=== Stored data ===
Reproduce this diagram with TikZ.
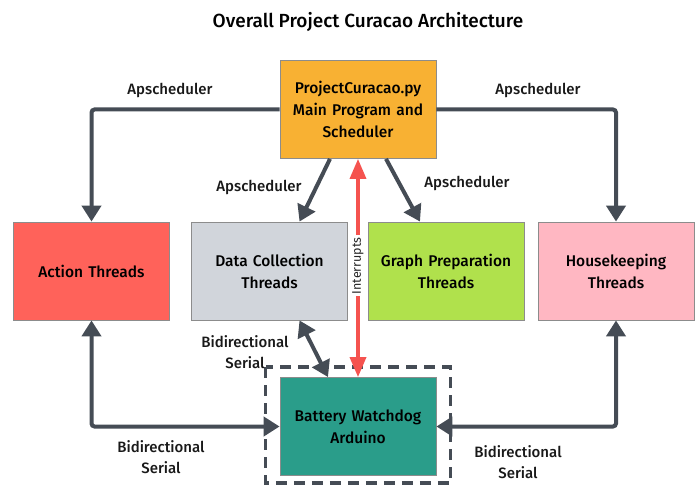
\documentclass[tikz,border=0pt]{standalone}
\usepackage{fontspec}
\setmainfont{Fira Sans}[BoldFont={Fira Sans Medium}]
\usetikzlibrary{arrows.meta,calc}
\definecolor{linegray}{HTML}{454C55}
\definecolor{actred}{HTML}{FF625A}
\definecolor{datagray}{HTML}{D1D5DB}
\definecolor{graphgreen}{HTML}{B0E14C}
\definecolor{housepink}{HTML}{FFB7C2}
\definecolor{mainorange}{HTML}{F8B133}
\definecolor{battteal}{HTML}{2A9D8A}
\definecolor{intred}{HTML}{F5534F}
\begin{document}
\begin{tikzpicture}[x=1pt,y=-1pt,
  box/.style={draw=black!45, line width=0.8pt, minimum width=156pt, minimum height=98pt,
    text width=154pt, align=center, font=\bfseries\fontsize{15.5}{22}\selectfont, inner sep=0pt},
  conn/.style={draw=linegray, line width=4pt, rounded corners=3pt},
  tip/.style={-{Triangle[width=19pt,length=16pt]}},
  tips/.style={{Triangle[width=19pt,length=16pt]}-{Triangle[width=19pt,length=16pt]}},
  lbl/.style={font=\bfseries\fontsize{15}{20.5}\selectfont, align=center, text=black!90},
  frame/.style={draw=linegray, line width=3.5pt, dash pattern=on 11pt off 7pt}]
\useasboundingbox (0,0) rectangle (700,486);
\node[font=\bfseries\fontsize{19}{22}\selectfont] (title) at (368,22) {Overall Project Curacao Architecture};
\node[box, fill=mainorange] (main) at (358,109.5) {ProjectCuracao.py\\Main Program and\\Scheduler};
\node[box, fill=actred] (action) at (91.5,271) {Action Threads};
\node[box, fill=datagray] (data) at (269.5,271) {Data Collection\\Threads};
\node[box, fill=graphgreen] (graph) at (446,271) {Graph Preparation\\Threads};
\node[box, fill=housepink] (house) at (616,271) {Housekeeping\\Threads};
\node[box, fill=battteal] (batt) at (358,426.5) {Battery Watchdog\\Arduino};
\draw[frame] ($(batt.north west)+(-14,-10)$) rectangle ($(batt.south east)+(14,7)$);
% scheduler connectors
\draw[conn, tip] (main.west) -| (action.north);
\draw[conn, tip] (main.east) -| (house.north);
\draw[conn, tip] ($(main.south)+(-28,0)$) -- ($(data.north)+(30,0)$);
\draw[conn, tip] ($(main.south)+(28,0)$) -- ($(graph.north)+(-26,0)$);
% serial connectors
\draw[conn, tips] (action.south) |- (batt.west);
\draw[conn, tips] (house.south) |- (batt.east);
\draw[conn, tips] ($(data.south)+(30,0)$) -- ($(batt.north)+(-30,0)$);
% interrupts
\draw[draw=intred, line width=3.5pt, {Triangle[width=16pt,length=20pt]}-{Triangle[width=16pt,length=20pt]}]
  (main.south) -- node[pos=0.49, fill=white, rotate=90, text=black!85, inner sep=2pt,
  font=\fontsize{12.5}{14}\selectfont] (intlbl) {Interrupts} (batt.north);
% labels
\node[lbl] (l1) at (170,90) {Apscheduler};
\node[lbl] (l2) at (538,90) {Apscheduler};
\node[lbl] (l3) at (259,187) {Apscheduler};
\node[lbl] (l4) at (467,183) {Apscheduler};
\node[lbl] (l5) at (245,352) {Bidirectional\\Serial};
\node[lbl] (l6) at (161,457) {Bidirectional\\Serial};
\node[lbl] (l7) at (518,462) {Bidirectional\\Serial};
\end{tikzpicture}
\end{document}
===
#### [Problem]
Reproduce the data word for word, excluding its pictures.

#### [Task output]
Reproduce this diagram with TikZ.
\documentclass[tikz,border=0pt]{standalone}
\usepackage{fontspec}
\setmainfont{Fira Sans}[BoldFont={Fira Sans Medium}]
\usetikzlibrary{arrows.meta,calc}
\definecolor{linegray}{HTML}{454C55}
\definecolor{actred}{HTML}{FF625A}
\definecolor{datagray}{HTML}{D1D5DB}
\definecolor{graphgreen}{HTML}{B0E14C}
\definecolor{housepink}{HTML}{FFB7C2}
\definecolor{mainorange}{HTML}{F8B133}
\definecolor{battteal}{HTML}{2A9D8A}
\definecolor{intred}{HTML}{F5534F}
\begin{document}
\begin{tikzpicture}[x=1pt,y=-1pt,
  box/.style={draw=black!45, line width=0.8pt, minimum width=156pt, minimum height=98pt,
    text width=154pt, align=center, font=\bfseries\fontsize{15.5}{22}\selectfont, inner sep=0pt},
  conn/.style={draw=linegray, line width=4pt, rounded corners=3pt},
  tip/.style={-{Triangle[width=19pt,length=16pt]}},
  tips/.style={{Triangle[width=19pt,length=16pt]}-{Triangle[width=19pt,length=16pt]}},
  lbl/.style={font=\bfseries\fontsize{15}{20.5}\selectfont, align=center, text=black!90},
  frame/.style={draw=linegray, line width=3.5pt, dash pattern=on 11pt off 7pt}]
\useasboundingbox (0,0) rectangle (700,486);
\node[font=\bfseries\fontsize{19}{22}\selectfont] (title) at (368,22) {Overall Project Curacao Architecture};
\node[box, fill=mainorange] (main) at (358,109.5) {ProjectCuracao.py\\Main Program and\\Scheduler};
\node[box, fill=actred] (action) at (91.5,271) {Action Threads};
\node[box, fill=datagray] (data) at (269.5,271) {Data Collection\\Threads};
\node[box, fill=graphgreen] (graph) at (446,271) {Graph Preparation\\Threads};
\node[box, fill=housepink] (house) at (616,271) {Housekeeping\\Threads};
\node[box, fill=battteal] (batt) at (358,426.5) {Battery Watchdog\\Arduino};
\draw[frame] ($(batt.north west)+(-14,-10)$) rectangle ($(batt.south east)+(14,7)$);
% scheduler connectors
\draw[conn, tip] (main.west) -| (action.north);
\draw[conn, tip] (main.east) -| (house.north);
\draw[conn, tip] ($(main.south)+(-28,0)$) -- ($(data.north)+(30,0)$);
\draw[conn, tip] ($(main.south)+(28,0)$) -- ($(graph.north)+(-26,0)$);
% serial connectors
\draw[conn, tips] (action.south) |- (batt.west);
\draw[conn, tips] (house.south) |- (batt.east);
\draw[conn, tips] ($(data.south)+(30,0)$) -- ($(batt.north)+(-30,0)$);
% interrupts
\draw[draw=intred, line width=3.5pt, {Triangle[width=16pt,length=20pt]}-{Triangle[width=16pt,length=20pt]}]
  (main.south) -- node[pos=0.49, fill=white, rotate=90, text=black!85, inner sep=2pt,
  font=\fontsize{12.5}{14}\selectfont] (intlbl) {Interrupts} (batt.north);
% labels
\node[lbl] (l1) at (170,90) {Apscheduler};
\node[lbl] (l2) at (538,90) {Apscheduler};
\node[lbl] (l3) at (259,187) {Apscheduler};
\node[lbl] (l4) at (467,183) {Apscheduler};
\node[lbl] (l5) at (245,352) {Bidirectional\\Serial};
\node[lbl] (l6) at (161,457) {Bidirectional\\Serial};
\node[lbl] (l7) at (518,462) {Bidirectional\\Serial};
\end{tikzpicture}
\end{document}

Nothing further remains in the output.